The US DTRA office is actively working on neutralization plans against a range of threats and Pakistan's nuclear program has got to be one of the priorities for them.

"There's an organization in the US called the Defense Threat Reduction Agency, DTRA. DTRA does a lot of things for our nation, but DTRA is the world's leading expert on deeply buried underground targets.

In 2009, a Defense Threat Reduction Agency officer was brought into a vault at an undisclosed location and briefed on something going on in Iran. For security purposes, I'm not going to share his name. He was shown some photos and some highly classified intelligence of what looked like a major construction project in the mountains of Iran.

He was tasked to study this facility, work with the intelligence community to understand it, and he was soon joined by an additional teammate. For more than 15 years, this officer and his teammate lived and breathed this single target, Fordo, a critical element of Iran's covert nuclear weapons program.

He studied the geology. He watched the Iranians dig it out. He watched the construction, the weather, the discard material, the geology, the construction materials, where the materials came from. He looked at the vent shaft, the exhaust shaft, the electrical systems, the environmental control systems, every nook, every crater, every piece of equipment going in and every piece of equipment going out.

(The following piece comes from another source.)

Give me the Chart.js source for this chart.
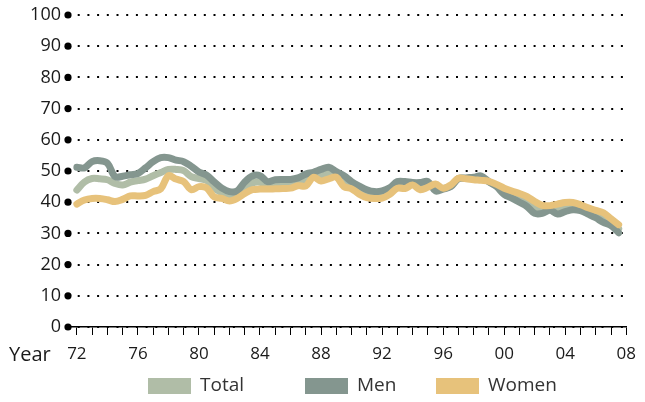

They literally dreamed about this target at night when they slept. They thought about it driving back and forth to work. And they knew from the very first days what this was for. You do not build a multi-layered underground bunker complex with centrifuges and other equipment in a mountain for any peaceful purpose.

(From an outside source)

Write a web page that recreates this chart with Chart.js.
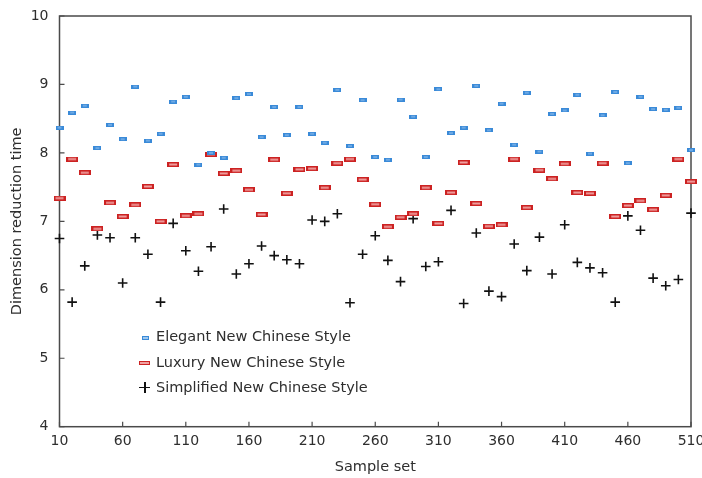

They weren't able to discuss this with their family, their wives, their kids, their friends, but they just kept grinding it out. And along the way, they realized we did not have a weapon that could adequately strike and kill this target, so they began a journey to work with industry and other tacticians to develop the GBU-57. They tested it over and over again, tried different options, tried more after that.

They accomplished hundreds of test shots and dropped many full scale weapons against extremely realistic targets for a single purpose, kill this target at the time and place of our nation's choosing. And then, on a day in June of 2025, more than 15 years after they started their life's work, the phone rang and the president of the United States ordered the B-2 force that you've supported to go strike and kill this target........

.....And one last thing. Our adversaries around the world should know that there are other DTRA team members out there studying targets for the same amount of time, and will continue to do so."